Friday, January 1, 2010

The Concept of Classloaders

Classloaders, as the name suggests, are responsible for loading classes within the JVM. Before your class can be executed or accessed, it must become available via a classloader. Given a class name, a classloader locates the class and loads it into the JVM. Classloaders are Java classes themselves. This brings the question: if classloaders are Java classes themselves, who or what loads them?

When you execute a Java program (i.e., by typing java at a command prompt), it executes and launches a native Java launcher. By native, I mean native to your current platform and environment. This native Java launcher contains a classloader called the bootstrap classloader. This bootstrap classloader is native to your environment and is not written in Java. The main function of the bootstrap classloader is to load the core Java classes.


Figure 1; Classloader delegation hierarchy

The JVM implements two other classloaders by default. The bootstrap classloader loads the extension and application classloaders into memory. Both are written in Java. As mentioned before, the bootstrap classloader loads the core Java classes (for example, classes from the java.util package). The extension classloader loads classes that extend the core Java classes (e.g., classes from the javax packages, or the classes under the ext directory of your runtime). The application classloader loads the classes that make up your application.

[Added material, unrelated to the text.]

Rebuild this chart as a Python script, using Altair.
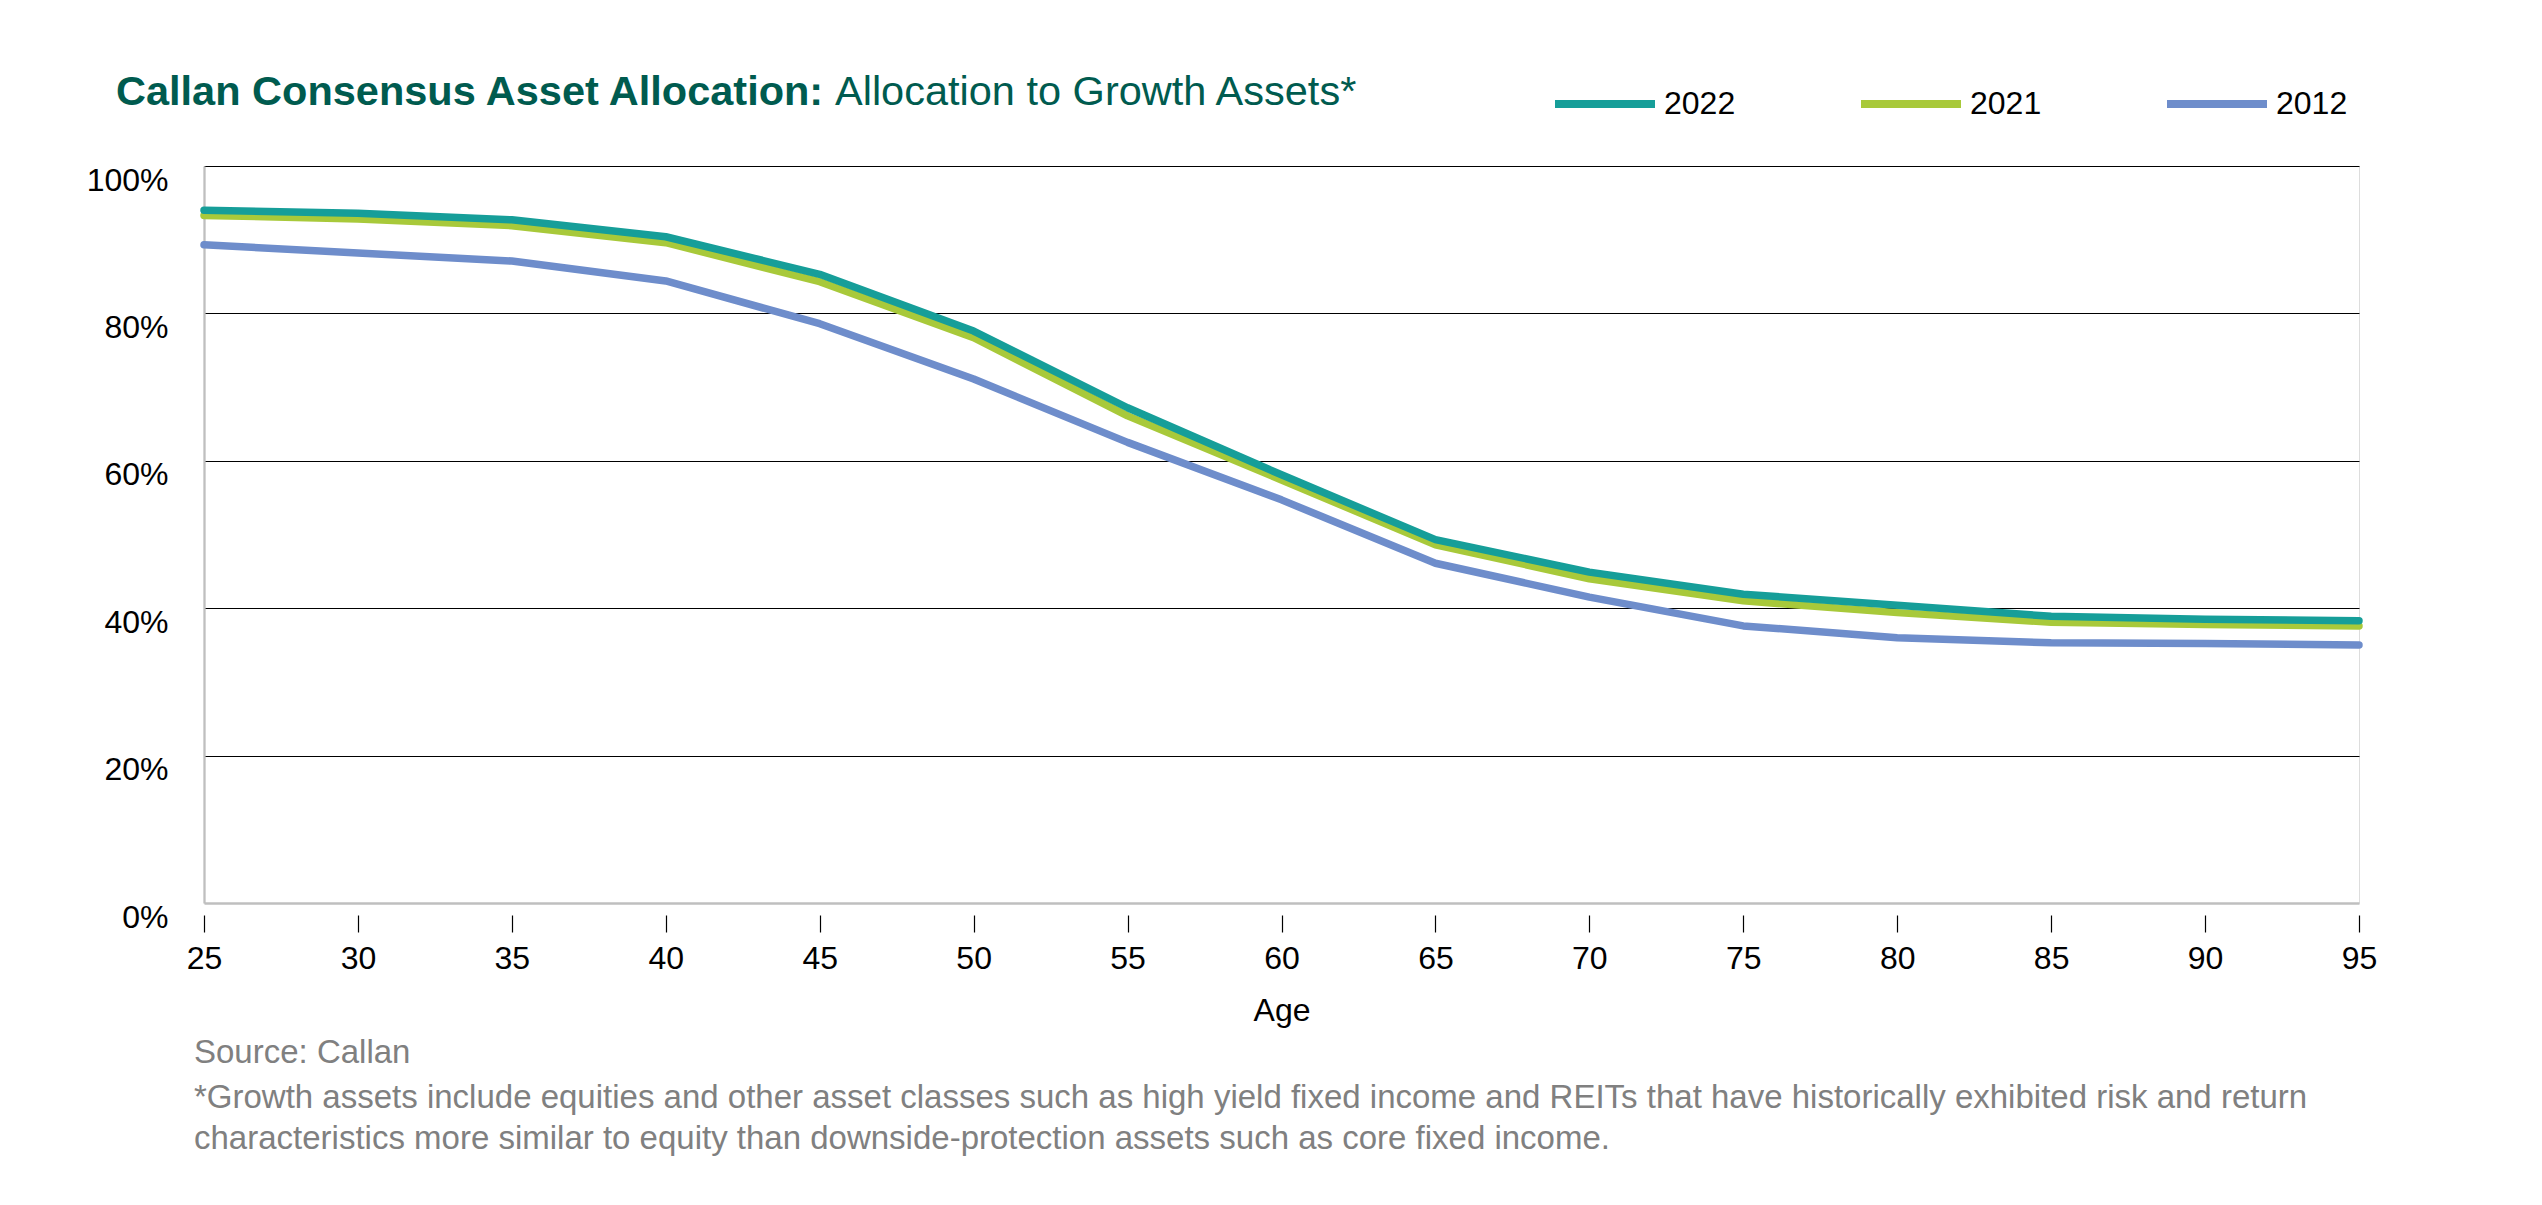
import altair as alt
import pandas as pd

# ---- data ----
ages = [25, 30, 35, 40, 45, 50, 55, 60, 65, 70, 75, 80, 85, 90, 95]
alloc_2022 = [94.0, 93.6, 92.7, 90.4, 85.3, 77.6, 67.2, 58.1, 49.3, 44.9, 41.9, 40.4, 38.9, 38.5, 38.3]
alloc_2021 = [93.3, 92.8, 91.9, 89.6, 84.3, 76.7, 66.1, 57.4, 48.6, 44.0, 41.0, 39.4, 38.1, 37.8, 37.6]
alloc_2012 = [89.3, 88.2, 87.1, 84.4, 78.6, 71.1, 62.5, 54.7, 46.1, 41.5, 37.6, 36.0, 35.3, 35.2, 35.0]
series_names = ["2022", "2021", "2012"]
series_colors = ["#169E99", "#A8C93A", "#6E8DCB"]
y_ticks = [0, 20, 40, 60, 80, 100]

title_bold = "Callan Consensus Asset Allocation:"
title_rest = "Allocation to Growth Assets*"
source_note = "Source: Callan"
footnote_lines = [
    "*Growth assets include equities and other asset classes such as high yield fixed income and REITs that have historically exhibited risk and return",
    "characteristics more similar to equity than downside-protection assets such as core fixed income.",
]

rows = []
for name, vals in zip(series_names, [alloc_2022, alloc_2021, alloc_2012]):
    for a, v in zip(ages, vals):
        rows.append({"Age": a, "Value": v, "Series": name})
df = pd.DataFrame(rows)

FONT = "Liberation Sans"
TITLE_COLOR = "#005B4F"

x_enc = alt.X(
    "Age:Q",
    scale=alt.Scale(domain=[25, 95], nice=False, zero=False),
    axis=alt.Axis(
        values=ages, title="Age", offset=12, domain=False, grid=False,
        tickSize=17, tickColor="black", tickWidth=1.2,
        labelFontSize=32, labelPadding=11, labelColor="black", labelFont=FONT,
        labelFlush=False,
        titleFontSize=32, titleFontWeight="normal", titleColor="black",
        titleFont=FONT, titlePadding=21,
    ),
)
y_enc = alt.Y(
    "Value:Q",
    scale=alt.Scale(domain=[0, 100], nice=False),
    axis=alt.Axis(
        values=y_ticks, title=None, ticks=False,
        labelExpr="datum.value + '%'", labelFontSize=32, labelPadding=36,
        labelOffset=14, labelColor="black", labelFont=FONT,
        domainColor="#BFBFBF", domainWidth=2.3,
        grid=True,
        gridColor={"condition": {"test": "datum.value === 0", "value": "#BFBFBF"}, "value": "#000000"},
        gridWidth={"condition": {"test": "datum.value === 0", "value": 2.5}, "value": 1.2},
    ),
)
color_enc = alt.Color(
    "Series:N",
    sort=series_names,
    scale=alt.Scale(domain=series_names, range=series_colors),
    legend=alt.Legend(
        title=None, orient="none", legendX=1347, legendY=-116,
        direction="horizontal", symbolType="stroke", symbolSize=10000,
        symbolStrokeWidth=8, labelFontSize=32, labelOffset=5,
        labelFont=FONT, labelColor="black", columnPadding=109, padding=0,
    ),
)

base = alt.Chart(df)
layers = []
for name in ["2012", "2021", "2022"]:
    layers.append(
        base.transform_filter(alt.datum.Series == name)
        .mark_line(strokeWidth=7.5, strokeCap="round", strokeJoin="round")
        .encode(x=x_enc, y=y_enc, color=color_enc)
    )

def text_layer(text, x, y, size, color, weight="normal", line_height=None):
    kw = dict(align="left", baseline="alphabetic", fontSize=size, font=FONT,
              color=color, fontWeight=weight)
    if line_height:
        kw["lineHeight"] = line_height
    return (
        alt.Chart(pd.DataFrame({"k": [0]}))
        .mark_text(text=text, **kw)
        .encode(x=alt.value(x), y=alt.value(y))
    )

t1 = text_layer(title_bold, -88, -61, 41.5, TITLE_COLOR, weight="bold")
t2 = text_layer(title_rest, 631, -61, 41.5, TITLE_COLOR)
s1 = text_layer(source_note, -10, 897, 33, "#808080")
f1 = text_layer(footnote_lines, -10, 942, 33, "#808080", line_height=41)

chart = (
    alt.layer(*layers, t1, t2, s1, f1)
    .properties(
        width=2155, height=737,
        padding={"left": 196, "top": 158, "right": 150, "bottom": 270},
        autosize=alt.AutoSizeParams(type="none"),
    )
    .configure_view(stroke=None)
    .configure(background="white")
)

chart.save("out.html", embed_options={"renderer": "svg", "actions": False})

All three default classloaders follow the delegation model. Before a child classloader tries to locate a class, it delegates that task to a parent. When your application requests a particular class, the application classloader delegates this request to the extension classloader, which in turn delegates it to the bootstrap classloader. If the class that you requested is a Java core class, the bootstrap classloader will make the class available to you. However, if it cannot find the class, the request returns to the extension classloader, and from there to the application classloader itself. The idea is that each classloader first looks up to its parent for a particular class. Only if the parent does not have the class does the child classloader try to look it up itself.

In application servers, each separately-deployed web application and EJB gets its own classloader (normally; this is certainly the case in WebLogic). This classloader is derived from the application classloader and is responsible for that particular EJB or web application. (Note that if an application is deployed as an EAR file--a combination of EJB and webapps--it gets one classloader, no more). This new classloader loads all classes that the webapp or EJB require that are not already part the Java core classes or the extension packages. It is also responsible for loading and unloading of classes, a feature missing from the default classloaders. This feature helps in hot deploy of applications.

When WebLogic starts up, it uses the Java-supplied application classloader to load the classes that make up its runtime. It then launches individual classloaders, derived from the Java application classloader, which load the classes for individual applications. The individual classloaders are invisible to the classloaders of the other applications; hence, classes loaded for one particular application will not be seen by another application.


Figure 2: Individual application classloaders

What if you want to make a single class available to all applications? Load it in a top-level classloader. This could be in the classpath of WebLogic. When WebLogic starts, it will automatically load this class in memory using the Java-supplied application classloader. All sub-application classloaders get access to it. However, the negatives of this approach are clear too. First, you lose the capability of hot deploy for this particular class in all individual applications. Second, any change in this class means that the server needs to be restarted, as there is no mechanism for a Java application classloader to reload classes. You will need to weigh in the pros and cons before you take this approach.